Vincent Rocour | La Libre | 15-09-2005

 

Alors qu’un livre sur la psychanalyse suscite la polémique, Rudy Demotte s’apprête à sortir la santé mentale de l’ombre. Il va ainsi reconnaître la psychothérapie. Et réglementer sa pratique «pour garantir la qualité».

Pure coïncidence. Alors que la parution de l’ouvrage collectif «Le Livre noir de la psychanalyse» suscite une vive polémique, le cabinet du ministre de la Santé publique, Rudy Demotte (PS), met la dernière main à un projet de loi visant à réglementer l’exercice des professions de santé mentale. Le texte, qui a été rédigé avec la collaboration du député Yvan Mayeur (PS) et de la sénatrice Annemie Van de Casteele (VLD) a fait l’objet de nombreuses consultations. Il pourrait être soumis à l’ensemble du gouvernement au cours du mois d’octobre.

 

L’objectif est double. Il s’agit d’abord de sortir la santé mentale de l’ombre dans laquelle elle a été confinée. Jusqu’à présent, en effet, les professionnels de ce secteur particulier de la santé -secteur en pleine croissance- ne sont pas clairement reconnus comme des praticiens de l’art de guérir. Pour les psychiatres et les psychologues, cela n’a jamais posé trop de problème: leur diplôme -de médecine pour les uns, de psychologue pour les autres- tenait lieu de reconnaissance. En revanche, pour les psychothérapeutes (psychanalystes, comportementalistes, etc.), le flou est de mise: pas de diplôme reconnu, pas de titre protégé, grande diversité des courants.

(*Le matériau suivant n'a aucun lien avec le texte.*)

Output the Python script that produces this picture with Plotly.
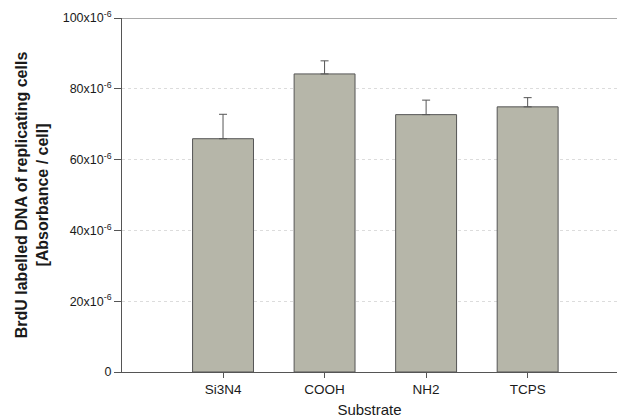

La psychothérapie, il est vrai, ne se laisse pas enfermer dans des catégories rigides et a suscité -et peut susciter encore- des réticences auprès des tenants de la médecine classique. Elle a pourtant pris une place importante dans la société.

 

Le deuxième objectif poursuivi par Rudy Demotte, et ceci est la conséquence de cela, est de réglementer l’exercice de la santé mentale. Comme il n’y a pas de diplôme reconnu de psychothérapeute, il n’y a pas non plus de règles d’accès. Tout le monde -n’importe qui, diront certains- peut se prétendre psychothérapeute.

 

«Il faut séparer le bon grain de l’ivraie, en écartant les charlatans, argumente Rudy Demotte, pour assurer aux citoyens une qualité de soins qui ne peut être garantie aujourd’hui.»

 

Accès réglementé

 

Concrètement, trois catégories de professions de la santé mentale seront reconnues pour la pratique autonome: les professions médicales (psychiatres, neuropsychiatres ou pédopsychiatres), les professions de psychologie clinique (psychologues cliniques ou sexologues) et les professions de psychothérapie (psychanalystes, comportementalistes, etc.).

 

La reconnaissance des praticiens appartenant aux deux premières catégories va de soi: leur diplôme suffit. C’est pour être reconnu psychothérapeute que des critères sont établis. Le praticien devra ainsi être titulaire d’un diplôme universitaire ou d’un diplôme donnant lieu à une reconnaissance comme assistant de santé mentale (logopèdes, assistants sociaux, etc.). Il devra, en outre, avoir suivi une formation organisée par une association reconnue et avoir été jugé apte à l’exercice de la psychothérapie par une organisation professionnelle – «laquelle s’assure de l’accomplissement d’une psychothérapie personnelle à visée didactique».

 

Les personnes qui ne répondent pas à ces conditions ne pourraient ni exercer une profession de la santé mentale ni faire usage d’un titre quelconque. Le texte précise toutefois que les autres professionnels de l’art de guérir -un médecin généraliste, par exemple- ne serait pas exclu du champ de la santé mentale: ils pourront continuer à prescrire des antidépresseurs.

 

Un «Conseil supérieur des pratiques relatives à la santé mentale» serait, par ailleurs, institué. Il aurait pour mission d’éclairer le ministre dans l’élaboration de sa politique, de rédiger des règles générales de déontologie et de gérer les demandes ou les retraits d’agrément.